I first contemplated this a couple of weeks ago and asked around a bit to see if anyone had ever tried to make a "cake" from pancakes. I was quickly presented with a few links to recipes on the internet and it was obvious that this in fact was not a new idea. It seemed quite common to stack pancakes up, interlayed with creamy stuff, often including chocolate.

I mulled these recipes over for a few days but wasn't sure. After all, what I (and the rest of my family) particularly like about pancake day are the crepe-type pancakes as opposed to American or Scotch-type pancakes, and, of course, the combination of lemon and sugar. I thought my family would be extremely disappointed if I deprived them of their annual pancake experience, so what to do...?
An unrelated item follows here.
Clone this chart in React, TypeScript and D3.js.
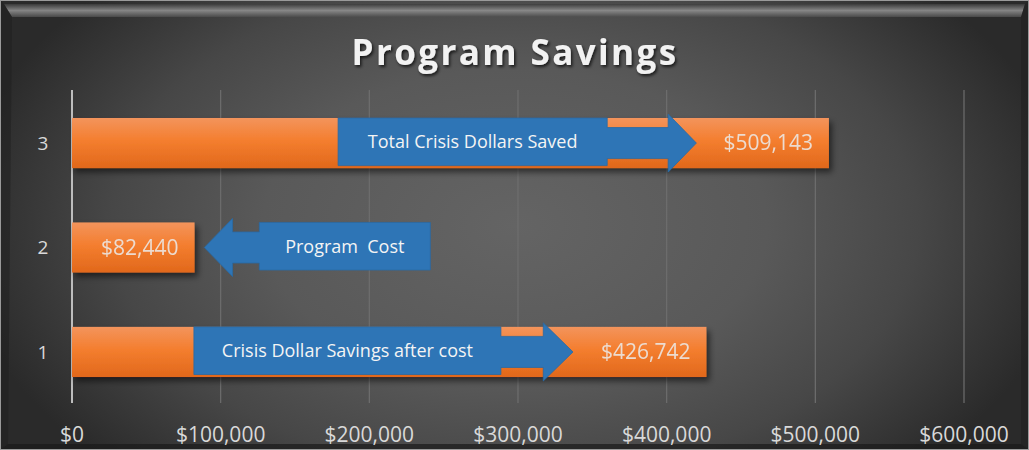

In the end, I found a Jamie Oliver recipe for pancake cake which used what seems to be a slightly thicker than normal crepe recipe, stacked up with chocolate, cream and hazelnuts. From this I took the pancake part of the recipe and then substituted in my dead easy lemon cheesecake filling. So I managed to maintain the traditional pancake texture and flavour.
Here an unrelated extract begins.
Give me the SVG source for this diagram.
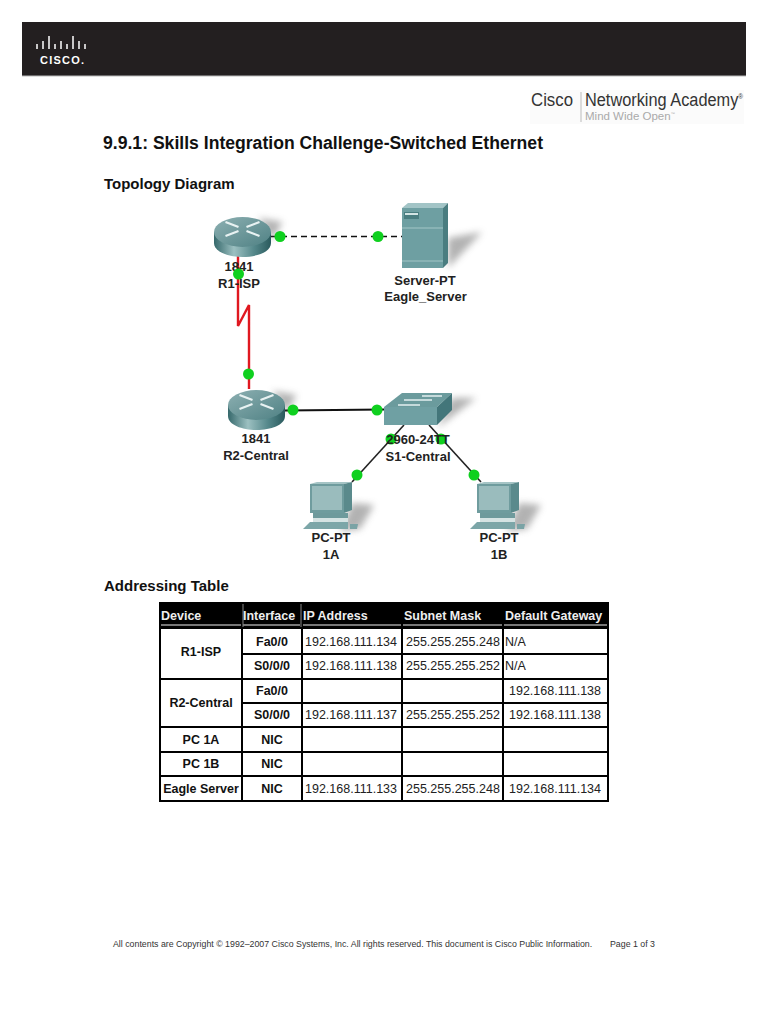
<svg xmlns="http://www.w3.org/2000/svg" width="768" height="1024" viewBox="0 0 768 1024">
<style>
text{font-family:"Liberation Sans",Arial,sans-serif;fill:#111}
.b{font-weight:bold}
.lab{font-weight:bold;font-size:13px;text-anchor:middle;fill:#222}
.sec{font-weight:bold;font-size:15px}
.td{font-size:12.500px;fill:#222}
.tb{font-size:12.500px;font-weight:bold;text-anchor:middle}
.th{font-size:12.500px;font-weight:bold;fill:#eee}
.gl{stroke:#000;stroke-width:2;fill:none}
.dot{fill:#0fd01f}
.shadow{fill:#666;opacity:.5;filter:url(#bl)}
</style>
<defs>
<filter id="bl" x="-40%" y="-40%" width="180%" height="180%"><feGaussianBlur stdDeviation="3.500"/></filter>
<linearGradient id="rb" x1="0" x2="1" y1="0" y2="0"><stop offset="0" stop-color="#35686b"/><stop offset=".35" stop-color="#9cc0c1"/><stop offset=".7" stop-color="#55888b"/><stop offset="1" stop-color="#2a5a5d"/></linearGradient>
<linearGradient id="rt" x1="0" x2="1" y1="0" y2="1"><stop offset="0" stop-color="#8db0b2"/><stop offset="1" stop-color="#4f8184"/></linearGradient>
<g id="router">
<path class="shadow" d="M16 -18 L40 -14 L30 4 Z"/>
<path d="M-28.500 -4 V7 C-28.500 16 -14 21 0 21 C14 21 28.500 16 28.500 7 V-4 Z" fill="url(#rb)"/>
<ellipse cx="0" cy="-4" rx="28.500" ry="15" fill="url(#rt)"/>
<path d="M-17 -14 L-4 -9 M17 0 L4 -5 M17 -14 L4 -9 M-17 0 L-4 -5" stroke="#e8f2f2" stroke-width="2.200" fill="none"/>
</g>
<g id="pc">
<path class="shadow" d="M42 22 L64 24 L50 48 L30 50 Z"/>
<path d="M0 3 L7 1 H42 L34 3 Z" fill="#a5c4c5"/>
<path d="M34 3 L42 1 V29 L34 32 Z" fill="#5a8a8c"/>
<rect x="0" y="3" width="34" height="29" fill="#6f9c9e"/>
<rect x="2" y="5" width="30" height="24" fill="#9abcbd"/>
<rect x="3" y="32" width="35" height="5" fill="#6e9a9c"/>
<path d="M3 37 H38 V41 H3 Z" fill="#d5e3e3"/>
<path d="M0 41 H38 L38 48 H-7 Z" fill="#7ca6a8"/>
<path d="M40 43 H48 L47 48 H40 Z" fill="#7aa3a5"/>
</g>
</defs>
<rect width="768" height="1024" fill="#fff"/>
<g id="header">
<rect x="22" y="22" width="724" height="54" fill="#231f20"/>
<path d="M22 76 H746" stroke="#bbb" stroke-width="1"/>
<path d="M37 44 V49 M43 41 V49 M49 36 V49 M55 44 V49 M61 41 V49 M67 44 V49 M73 36 V49 M79 41 V49 M85 44 V49" stroke="#fff" stroke-width="1.500" fill="none"/>
<text x="40" y="64" class="b" font-size="11" textLength="44" style="fill:#fff">CISCO.</text>
</g>
<g id="academy">
<rect x="530" y="90" width="214" height="34" fill="#fbfbfb"/>
<text x="531" y="106" font-size="18" textLength="42" lengthAdjust="spacingAndGlyphs" style="fill:#333">Cisco</text>
<path d="M581 92 V122" stroke="#bbb" stroke-width="1"/>
<text x="585" y="106" font-size="18" textLength="158" lengthAdjust="spacingAndGlyphs" style="fill:#333">Networking Academy<tspan font-size="7" dy="-7">®</tspan></text>
<text x="585" y="120" font-size="10.500" textLength="90" lengthAdjust="spacingAndGlyphs" style="fill:#aaa">Mind Wide Open<tspan font-size="4" dy="-5">™</tspan></text>
</g>
<text x="103" y="149" class="b" font-size="18" textLength="440" lengthAdjust="spacingAndGlyphs">9.9.1: Skills Integration Challenge-Switched Ethernet</text>
<text x="104" y="189" class="sec">Topology Diagram</text>
<g id="connectors">
<path d="M271 236.500 H402" stroke="#111" stroke-width="1.500" stroke-dasharray="6 4" fill="none"/>
<path d="M238 255 V326 L249 305 V389" stroke="#e01820" stroke-width="2.400" fill="none"/>
<path d="M285 410.500 L384 409.500" stroke="#111" stroke-width="2" fill="none"/>
<path d="M404 425 L352 482" stroke="#222" stroke-width="1.600" fill="none"/>
<path d="M429 425 L481 482" stroke="#222" stroke-width="1.600" fill="none"/>
</g>
<g id="R1-ISP">
<use href="#router" x="242.500" y="236"/>
<text class="lab" x="239" y="271">1841</text>
<text class="lab" x="239" y="288">R1-ISP</text>
</g>
<g id="Eagle_Server">
<path class="shadow" d="M448 238 L482 232 L448 268 Z"/>
<path d="M402 208 L408 203 H448 L443 208 Z" fill="#a2c4c6"/>
<path d="M443 208 L448 203 V263 L443 268 Z" fill="#4a7d80"/>
<rect x="402" y="208" width="41" height="60" fill="#6e9fa2"/>
<path d="M402 228 H443 M402 261 H443" stroke="#a3c6c7" stroke-width="1"/>
<rect x="404" y="212" width="15" height="7" fill="#4a7e81"/>
<rect x="405" y="213" width="13" height="2" fill="#d3e5e5"/>
<text class="lab" x="425" y="285">Server-PT</text>
<text class="lab" x="425.500" y="301">Eagle_Server</text>
</g>
<g id="R2-Central">
<use href="#router" x="256.500" y="409"/>
<text class="lab" x="256" y="443">1841</text>
<text class="lab" x="256" y="460">R2-Central</text>
</g>
<g id="S1-Central">
<path class="shadow" d="M452 398 L476 398 L437 428 Z"/>
<path d="M384 407 L402 393 H452 L437 407 Z" fill="#6b9b9d"/>
<path d="M437 407 L452 393 V410 L437 425 Z" fill="#43767a"/>
<rect x="384" y="407" width="53" height="18" fill="#6fa0a3"/>
<path d="M422 396 H442 M404 400 H432 M398 405 H420" stroke="#e4efef" stroke-width="1.500" fill="none"/>
</g>
<g id="endpoints">
<circle class="dot" cx="280" cy="236.500" r="5.500"/>
<circle class="dot" cx="378" cy="236.500" r="5.500"/>
<circle class="dot" cx="238.500" cy="274" r="5.500"/>
<circle class="dot" cx="248.500" cy="374" r="5.500"/>
<circle class="dot" cx="293" cy="410" r="5.500"/>
<circle class="dot" cx="377" cy="410" r="5.500"/>
<circle class="dot" cx="391" cy="439" r="5.500"/>
<circle class="dot" cx="441" cy="439" r="5.500"/>
<circle class="dot" cx="357" cy="475" r="5.500"/>
<circle class="dot" cx="474" cy="475" r="5.500"/>
</g>
<text class="lab" x="418" y="444">2960-24TT</text>
<text class="lab" x="418" y="461">S1-Central</text>
<g id="PC-1A">
<use href="#pc" x="310" y="481"/>
<text class="lab" x="331" y="542">PC-PT</text>
<text class="lab" x="331" y="559">1A</text>
</g>
<g id="PC-1B">
<use href="#pc" x="477" y="481"/>
<text class="lab" x="499" y="542">PC-PT</text>
<text class="lab" x="499" y="559">1B</text>
</g>
<text x="104" y="591" class="sec">Addressing Table</text>
<g id="table">
<rect x="160" y="603" width="448" height="25" fill="#000"/>
<path d="M161 625 H241 M243 625 H300 M303 625 H401 M403 625 H502 M504 625 H607" stroke="#777" stroke-width="2"/>
<path d="M243 604 V628 M301 604 V628" stroke="#888" stroke-width="1"/>
<text class="th" x="161" y="620">Device</text>
<text class="th" x="243" y="620">Interface</text>
<text class="th" x="303" y="620">IP Address</text>
<text class="th" x="404" y="620">Subnet Mask</text>
<text class="th" x="505" y="620">Default Gateway</text>
<rect class="gl" x="160" y="603" width="448" height="198"/>
<path class="gl" d="M242 628 V801 M302 628 V801 M402 628 V801 M503 628 V801 M160 628 H608 M242 654 H608 M160 679 H608 M242 703 H608 M160 727 H608 M160 752 H608 M160 776 H608"/>
<text class="tb" x="201" y="656">R1-ISP</text>
<text class="tb" x="201" y="707">R2-Central</text>
<text class="tb" x="201" y="744">PC 1A</text>
<text class="tb" x="201" y="768">PC 1B</text>
<text class="tb" x="201" y="793">Eagle Server</text>
<text class="tb" x="272" y="646">Fa0/0</text>
<text class="tb" x="272" y="670">S0/0/0</text>
<text class="tb" x="272" y="695">Fa0/0</text>
<text class="tb" x="272" y="719">S0/0/0</text>
<text class="tb" x="272" y="744">NIC</text>
<text class="tb" x="272" y="768">NIC</text>
<text class="tb" x="272" y="793">NIC</text>
<text class="td" x="305" y="646">192.168.111.134</text>
<text class="td" x="406" y="646">255.255.255.248</text>
<text class="td" x="505" y="646">N/A</text>
<text class="td" x="305" y="670">192.168.111.138</text>
<text class="td" x="406" y="670">255.255.255.252</text>
<text class="td" x="505" y="670">N/A</text>
<text class="td" x="509" y="695">192.168.111.138</text>
<text class="td" x="305" y="719">192.168.111.137</text>
<text class="td" x="406" y="719">255.255.255.252</text>
<text class="td" x="509" y="719">192.168.111.138</text>
<text class="td" x="305" y="793">192.168.111.133</text>
<text class="td" x="406" y="793">255.255.255.248</text>
<text class="td" x="509" y="793">192.168.111.134</text>
</g>
<g id="footer">
<text x="113" y="947" font-size="8.800" style="fill:#333">All contents are Copyright © 1992–2007 Cisco Systems, Inc. All rights reserved. This document is Cisco Public Information.</text>
<text x="610" y="947" font-size="8.800" style="fill:#333">Page 1 of 3</text>
</g>
</svg>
After blowing out my birthday candles, I sliced the stack as you would any other cake and served them to my eager audience with a splash of single cream. My daughter commented that the crunchy texture of granulated sugar was missing so maybe a sprinkling of this when serving could be added but other than that it was the perfect fusion of birthday- and pan- cake.

Lemon Pancake Cake

375g self-raising flour
A pinch of salt
720ml milk
3 large eggs
A little oil for frying
500g mascarpone cheese
2 lemons
75g icing sugar
Orange & Lemon segment jelly decorations

Sift the flour and salt into a large bowl. Whisk the eggs and combine with the milk. Gradually mix the liquid into the flour until a batter forms. Heat the oil in a suitable frying pan - the pancakes should be 15-20cm in diameter. Add a ladle-full of batter to the pan and swirl around. Fry on one side for a couple of minutes then flip over the cook the other side. Cool on a wire rack and repeat until all the batter is used (should yield 12 pancakes). Next, put the cheese in bowl then add the grated zest and juice from the lemons and then the icing sugar and beat well until smooth. Now stack 8 of the pancakes up, spreading each one with lemon cheese mixture as you go. Finish with a coating the cheese mixture and decorate with the jellies. Cut into wedges to serve.